An interview with an Israeli newspaper is rare for Abbas, and it seems aimed at influencing Israeli public opinion to support a settlement freeze.

Netanyahu spokesman Mark Regev said following Israel's gesture it was time for Abbas to return to talks, rather than dictate more preconditions.

"I think the expectation now is that the Palestinian side will answer in kind," he said. "Unfortunately we have just seen the Palestinian leadership place more and more obstacles in restarting the talks ... I call upon the Palestinian side to stop making excuses and return to talks."

Netanyahu's West Bank construction limitations have also put him at odds with Jewish settlers who have vowed to defy the order and have confronted government inspectors since the edict was announced last month.

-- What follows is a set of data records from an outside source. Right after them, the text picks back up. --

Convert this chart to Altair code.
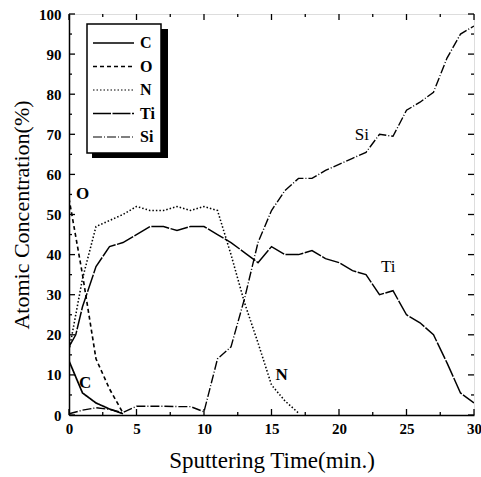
import altair as alt
import pandas as pd

# ---- data ----
series_names = ["C", "O", "N", "Ti", "Si"]

t_C = [0, 1, 2, 3, 4]
v_C = [13.5, 5.5, 3, 1.5, 0.3]

t_O = [0, 1, 2, 3, 4]
v_O = [54, 35, 14, 6.5, 0.5]

t_N = [0, 1, 2, 3, 4, 5, 6, 7, 8, 9, 10, 11, 12, 13, 14, 15, 16, 17]
v_N = [16, 34, 47, 48.5, 50, 52, 51, 51, 52, 51, 52, 51, 40, 28, 18, 7.5, 3.5, 0.5]

t_Ti = [0, 0.5, 1, 2, 3, 4, 5, 6, 7, 8, 9, 10, 11, 12, 13, 14, 15, 16, 17, 18,
        19, 20, 21, 22, 23, 24, 25, 26, 27, 28, 29, 30]
v_Ti = [17, 20, 27, 37, 42, 43, 45, 47, 47, 46, 47, 47, 45, 43, 40.5, 38, 42, 40, 40, 41,
        39, 38, 36, 35, 30, 31, 25, 23, 20, 13, 5.5, 3]

t_Si = list(range(0, 31))
v_Si = [0.3, 1.2, 1.8, 1.4, 0.6, 2.2, 2.2, 2.2, 2.1, 2.1, 0.8, 14, 17, 29, 43, 51,
        56, 59, 59, 61, 62.5, 64, 65.5, 70, 69.5, 76, 78, 80.5, 89, 95, 97]

label_text = ["O", "C", "N", "Ti", "Si"]
label_t = [1.0, 1.2, 15.75, 23.65, 21.7]
label_v = [55, 8, 10, 36.8, 69.8]
label_weight = ["bold", "bold", "bold", "normal", "normal"]

x_major = [0, 5, 10, 15, 20, 25, 30]
x_minor = [2.5, 7.5, 12.5, 17.5, 22.5, 27.5]
y_major = [0, 10, 20, 30, 40, 50, 60, 70, 80, 90, 100]
y_minor = [5, 15, 25, 35, 45, 55, 65, 75, 85, 95]

# ---- styles ----
dashes = [[1, 0], [4, 3], [1.5, 2], [18, 1.5], [9, 2, 1, 2]]
widths = [1.7, 1.4, 1.1, 1.3, 1.1]

W, H = 405, 401
SERIF = "Liberation Serif"

rows = []
for name, ts, vs in [("C", t_C, v_C), ("O", t_O, v_O), ("N", t_N, v_N),
                     ("Ti", t_Ti, v_Ti), ("Si", t_Si, v_Si)]:
    for t, v in zip(ts, vs):
        rows.append({"series": name, "t": t, "v": v})
df = pd.DataFrame(rows)

xs = alt.Scale(domain=[0, 30], nice=False)
ys = alt.Scale(domain=[0, 100], nice=False)

lines = alt.Chart(df).mark_line(color="black", clip=True).encode(
    x=alt.X("t:Q", scale=xs,
            axis=alt.Axis(title="Sputtering Time(min.)", values=x_major, ticks=False,
                          grid=False, domainColor="black", domainWidth=1.5,
                          labelFont=SERIF, labelFontWeight="bold", labelFontSize=15,
                          labelColor="black", labelPadding=6, labelFlush=False,
                          titleFont=SERIF, titleFontWeight="normal", titleFontSize=23,
                          titleColor="black", titlePadding=13)),
    y=alt.Y("v:Q", scale=ys,
            axis=alt.Axis(title="Atomic Concentration(%)", values=y_major, ticks=False,
                          grid=False, domainColor="black", domainWidth=1.5,
                          labelFont=SERIF, labelFontWeight="bold", labelFontSize=15,
                          labelColor="black", labelPadding=8, labelFlush=False,
                          titleFont=SERIF, titleFontWeight="normal", titleFontSize=22,
                          titleColor="black", titlePadding=5)),
    detail="series:N",
    strokeDash=alt.StrokeDash("series:N", scale=alt.Scale(domain=series_names, range=dashes),
                              legend=None),
    strokeWidth=alt.StrokeWidth("series:N", scale=alt.Scale(domain=series_names, range=widths),
                                legend=None),
)

lab_layers = []
for txt, t, v, wt in zip(label_text, label_t, label_v, label_weight):
    d = pd.DataFrame({"label": [txt], "t": [t], "v": [v]})
    lab_layers.append(alt.Chart(d).mark_text(font=SERIF, fontWeight=wt, fontSize=17,
                                             color="black").encode(
        x=alt.X("t:Q", scale=xs), y=alt.Y("v:Q", scale=ys), text="label:N"))

# inward ticks
def xticks(vals, length):
    d = pd.DataFrame({"t": vals})
    bot = alt.Chart(d).mark_rule(color="black", strokeWidth=1.3).encode(
        x=alt.X("t:Q", scale=xs), y=alt.value(H), y2=alt.value(H - length))
    top = alt.Chart(d).mark_rule(color="black", strokeWidth=1.3).encode(
        x=alt.X("t:Q", scale=xs), y=alt.value(0), y2=alt.value(length))
    return [bot, top]

def yticks(vals, length):
    d = pd.DataFrame({"v": vals})
    left = alt.Chart(d).mark_rule(color="black", strokeWidth=1.3).encode(
        y=alt.Y("v:Q", scale=ys), x=alt.value(0), x2=alt.value(length))
    right = alt.Chart(d).mark_rule(color="black", strokeWidth=1.3).encode(
        y=alt.Y("v:Q", scale=ys), x=alt.value(W), x2=alt.value(W - length))
    return [left, right]

ticks = xticks(x_major, 6) + xticks(x_minor, 3) + yticks(y_major, 6) + yticks(y_minor, 3)

# legend box
one = pd.DataFrame({"a": [0]})
shadow = alt.Chart(one).mark_rect(color="black").encode(
    x=alt.value(23), x2=alt.value(99), y=alt.value(15), y2=alt.value(144))
box = alt.Chart(one).mark_rect(fill="white", stroke="black", strokeWidth=1.5).encode(
    x=alt.value(18), x2=alt.value(92), y=alt.value(10), y2=alt.value(139))
leg = [shadow, box]
for i, name in enumerate(series_names):
    py = 29 + 23.5 * i
    leg.append(alt.Chart(one).mark_rule(color="black", strokeDash=dashes[i],
                                        strokeWidth=widths[i]).encode(
        x=alt.value(24), x2=alt.value(65), y=alt.value(py)))
    leg.append(alt.Chart(one).mark_text(text=name, font=SERIF, fontWeight="bold",
                                        fontSize=16, color="black", align="left",
                                        baseline="middle").encode(
        x=alt.value(71), y=alt.value(py)))

chart = alt.layer(lines, *lab_layers, *ticks, *leg).properties(
    width=W, height=H,
    autosize=alt.AutoSizeParams(type="none"),
    padding={"left": 69, "top": 14, "right": 7, "bottom": 62},
).configure_view(stroke="black", strokeWidth=1.5).configure(background="white")

chart.save("out.html", embed_options={"renderer": "svg", "actions": False})
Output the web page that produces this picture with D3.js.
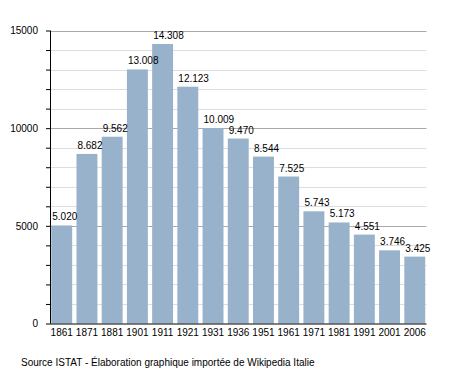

On Tuesday, angry settlers beat and seriously injured a female Israeli police officer in the most serious such clash yet.

The impasse over resuming peace talks comes at a time when Abbas' political standing at home is steadily eroding. His term as president ends in January, five years after he was elected, and the standoff with his Islamic militant Hamas rivals is intensifying.

Hamas wrested the Gaza Strip from Abbas in 2007, leaving him with only the West Bank. Reconciliation talks mediated by Egypt have reached a deadlock, with Hamas rejecting a proposal to hold new elections in June. Hamas has argued that Cairo's proposal gives Abbas too much control over how the vote is conducted.

Abbas and leaders of the Palestine Liberation Organization were to meet later Wednesday in Ramallah to approve an extension of his term and that of all Palestinian institutions until new elections are held.

Abbas has insisted he will not run again for office once elections are called and reiterated so in the Haaretz interview. "If I can't reach my goals I see no reason to hold on to my chair. If there is progress in talks, that will be welcome. But if elections take place before talks resume, I will not be running."

Abbas also disclosed in the interview some of the progress he made in his talks with former Israel Prime Minister Ehud Olmert a year ago. He said the two leaders agreed on the deployment of international monitors in the West Bank and Gaza following a peace deal and made strides on the touchy topics of Palestinian refugees and the division of Jerusalem.

"We didn't reach an agreement, but let's say Olmert understood the way things stood," he said.

Abbas' comments generally match Olmert's version of the talks.